Can public service law be applied to private sector?
Can public service law be applied to private sector?
Mohamad Mova Al Afghani , Jakarta | Tue, 07/14/2009 9:55 AM | Opinion
The House of Representatives passed the public services bill into law on June 23, 2009. The law can impose a variety of sanctions on public servants in the form of written warnings, removal from office, termination of employment and compensation to victims.
It stipulates recourse for violations of public service obligations (PSO) through the ombudsman offices, the House of Representatives and the administrative court. This law represents quite a breakthrough for bureaucratic reform.
As far as regulating government officials goes, the law is fairly strong. However, in sectors where services are privatized, it is unclear if and how this law is applicable.
Consider for example the administrative sanctions that can be given to an offender.
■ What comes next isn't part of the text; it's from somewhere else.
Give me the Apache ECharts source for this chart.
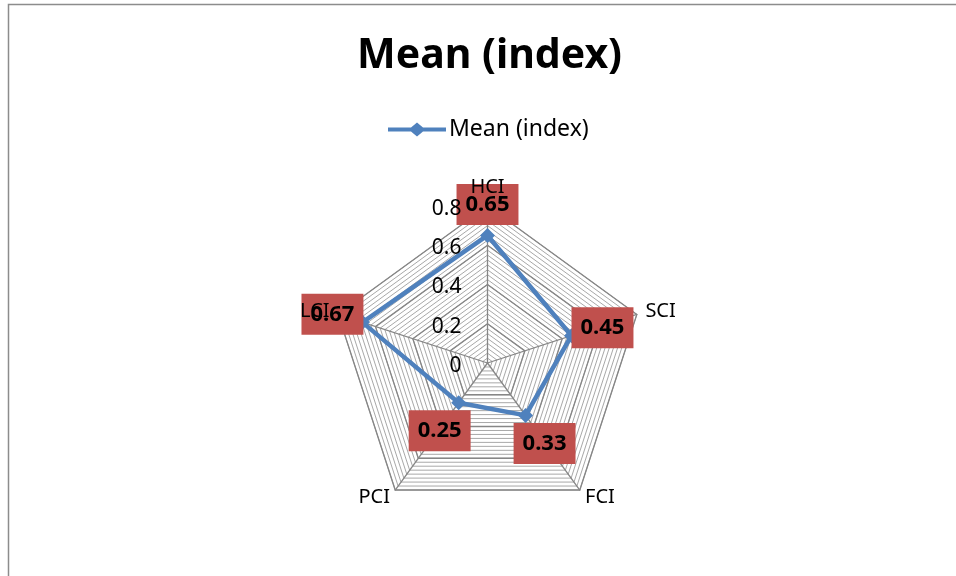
<!DOCTYPE html>
<html>
<head>
<meta charset="utf-8">
<title>Mean (index)</title>
<script src="https://cdn.jsdelivr.net/npm/echarts@6/dist/echarts.min.js"></script>
<style>
  html, body { margin: 0; padding: 0; background: #fff; }
  #chart { width: 956px; height: 576px; }
</style>
</head>
<body>
<div id="chart"></div>
<script>
// Indicators in drawing order (counter-clockwise from the top)
const indicators = ['HCI', 'LCI', 'PCI', 'FCI', 'SCI'];
// Mean index per indicator, same order
const meanValues = [0.65, 0.67, 0.25, 0.33, 0.45];
// Axis scale
const axisMax = 0.8;
const tickLabels = ['0', '0.2', '0.4', '0.6', '0.8'];
const seriesName = 'Mean (index)';

const FONT = 'Noto Sans';
const CENTER = [487.5, 363];
const RADIUS = 157;

// Offsets of the value boxes from their points, per indicator
const labelOffsets = [[0, -31], [-30, -8], [-19, 28], [19, 28], [31, -8]];

const plainIndicators = indicators.map((name) => ({ name: name, min: 0, max: axisMax }));

// The top axis carries the tick labels
const labelledIndicators = indicators.map((name, i) => {
  const def = { name: name, min: 0, max: axisMax };
  if (i === 0) {
    def.axisLabel = {
      show: true,
      color: '#000',
      fontFamily: FONT,
      fontSize: 21,
      margin: 26,
      verticalAlign: 'top',
      lineHeight: 6,
      formatter: (v) => {
        const k = Math.round(v / 0.2);
        return tickLabels[k] !== undefined && Math.abs(v - k * 0.2) < 1e-6 ? tickLabels[k] : '';
      }
    };
  }
  return def;
});

const chart = echarts.init(document.getElementById('chart'), null, { renderer: 'canvas' });

chart.setOption({
  backgroundColor: '#fff',
  animation: false,
  title: {
    text: seriesName,
    left: 352,
    top: 31,
    textStyle: { fontFamily: FONT, fontWeight: 'bold', fontSize: 41, color: '#000' }
  },
  legend: {
    data: [seriesName],
    top: 113,
    left: 383,
    itemWidth: 58,
    itemHeight: 14,
    itemGap: 10,
    icon: 'path://M0,5 H23 L29,0 L35,5 H58 V9 H35 L29,14 L23,9 H0 Z',
    textStyle: { fontFamily: FONT, fontSize: 23, color: '#000', padding: [0, 0, 0, -2] }
  },
  graphic: [{
    type: 'rect',
    shape: { x: 8.5, y: 4.5, width: 960, height: 600 },
    style: { fill: 'none', stroke: '#8c8c8c', lineWidth: 1.5 },
    silent: true,
    z: 100
  }],
  radar: [
    {
      // fine rings
      center: CENTER,
      radius: RADIUS,
      startAngle: 90,
      shape: 'polygon',
      splitNumber: 32,
      indicator: plainIndicators,
      axisName: { show: false },
      axisLine: { show: false },
      axisTick: { show: false },
      axisLabel: { show: false },
      splitArea: { show: false },
      splitLine: { lineStyle: { color: '#a8a8a8', width: 1 } },
      silent: true
    },
    {
      // main rings and spokes
      center: CENTER,
      radius: RADIUS,
      startAngle: 90,
      shape: 'polygon',
      splitNumber: 4,
      indicator: plainIndicators,
      axisName: { show: false },
      axisLine: { show: true, lineStyle: { color: '#868686', width: 1.3 } },
      axisTick: { show: false },
      axisLabel: { show: false },
      splitArea: { show: false },
      splitLine: { lineStyle: { color: '#868686', width: 1.3 } }
    },
    {
      // indicator names and tick labels, drawn above the value boxes
      center: CENTER,
      radius: RADIUS,
      startAngle: 90,
      shape: 'polygon',
      splitNumber: 4,
      z: 20,
      nameGap: 9,
      indicator: labelledIndicators,
      axisName: { color: '#000', fontFamily: FONT, fontSize: 20 },
      axisLine: { show: false },
      axisTick: { show: false },
      axisLabel: { show: false },
      splitArea: { show: false },
      splitLine: { show: false },
      silent: true
    }
  ],
  polar: {
    center: CENTER,
    radius: RADIUS
  },
  angleAxis: {
    type: 'category',
    data: indicators,
    startAngle: 90,
    clockwise: false,
    boundaryGap: false,
    show: false
  },
  radiusAxis: {
    type: 'value',
    min: 0,
    max: axisMax,
    show: false
  },
  series: [
    {
      name: seriesName,
      type: 'radar',
      radarIndex: 1,
      symbol: 'diamond',
      symbolSize: 15,
      z: 5,
      lineStyle: { color: '#4F81BD', width: 4.5 },
      itemStyle: { color: '#4F81BD' },
      data: [{ name: seriesName, value: meanValues }]
    },
    {
      // value boxes at each point
      type: 'scatter',
      coordinateSystem: 'polar',
      symbolSize: 1,
      itemStyle: { color: 'rgba(0,0,0,0)', opacity: 1 },
      z: 10,
      silent: true,
      label: {
        show: true,
        position: 'inside',
        color: '#000',
        opacity: 1,
        fontFamily: FONT,
        fontWeight: 'bold',
        fontSize: 22,
        backgroundColor: '#C0504D',
        padding: [11, 9, 8, 9],
        formatter: (p) => String(p.value[0])
      },
      data: meanValues.map((v, i) => ({
        value: [v, indicators[i]],
        label: { offset: labelOffsets[i] }
      }))
    }
  ]
});
</script>
</body>
</html>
If the case involves public officials, the law on civil servants can be used to prosecute, but this is not the case when the offender is private actor.
The law mandates that if the offender is not a civil servant, complaints must be directed to the government official who delegates the function of public service to the private actor — this is difficult.
If the offender is not a civil servant, their employment is regulated by the ordinary labor law and not the law on civil servants. The most an official can do upon receiving a complaint is to pressure the offender’s superior to take action, but the official cannot intervene in the process.
The accountability mechanism for the public and private sectors is also different. When a public official is involved, they are accountable to the House, because of his/her direct action in providing the service or through their custody of shares. This is not the case in the private sector, where employees are directly accountable to their shareholders and creditors – not politicians. Hence, recourse for the victim through the House is not relevant to private enterprise.
When public services are privatized, the relationship between private actors and the government is governed through private law. The role of public law is limited to licenses. If the government determines that private actors deliver substandard services, it can revoke their licenses.
However, license revocation does not automatically drive a private actor out of business. Private actors can sue the government in an administrative court in order to get their license back. While this process is underway, their revenue stream remains. This means that private actors can hire lawyers in their litigation against the government using public money.
In practice, license revocation rarely happens, especially if the service is vital and employs many people. The government will not risk revoking licenses for minor violations. As such, governance by licenses alone may not be efficient.
If so, then, how do PSOs extend to private parties?
The public service law, unfortunately, does not adequately address the private sector. This is discouraging, given the fact that the role of the state in providing goods and services is gradually decreasing. What the government should have done, and needs to do, is to create mechanisms that can hold private enterprises publicly accountable beyond the traditional administrative law.
In foreign jurisdictions, PSOs can be extended to cover private parties through contracts. This is known as public contracting. In general terms, public contracting means that the freedom of contract rule under general private law is constrained. A private actors’ maneuverability in stipulating provisions of a contract is limited. Any provisions which may obstruct the materialization of public service obligation will be deemed inapplicable.
In order to ensure PSOs are met when contracting to the private sector, the law can impose mandatory provisions in contract form. Conversely, the law can also prohibit private actors from conducting actions which would be detrimental to consumers.
Although there are similar legal principles in PSOs, as each industry has its own specificities, generic formulation is not possible. For example, prohibition of disconnection from services is a typical PSO for water and electricity companies, but would be irrelevant to a railway company. Similarly, cross subsidy obligations are relevant in the network industry, but that may not be the case in banking or healthcare.
The detail of PSOs for each industry should therefore be extrapolated on in sectoral regulations; the public service law can act as an umbrella regulation for each sectoral PSO. This means that a PSO for a water company should be detailed in terms of water acts and a PSO for an electricity company should be regulated by electricity acts.
The question remains whether the public service law will have an impact on incidents that occurred before it was enacted. The transitory provision of the public service law is silent on this matter. But if the answer is positive, preexisting contracts between private actors and the government which contain public service functions may need some adjustment.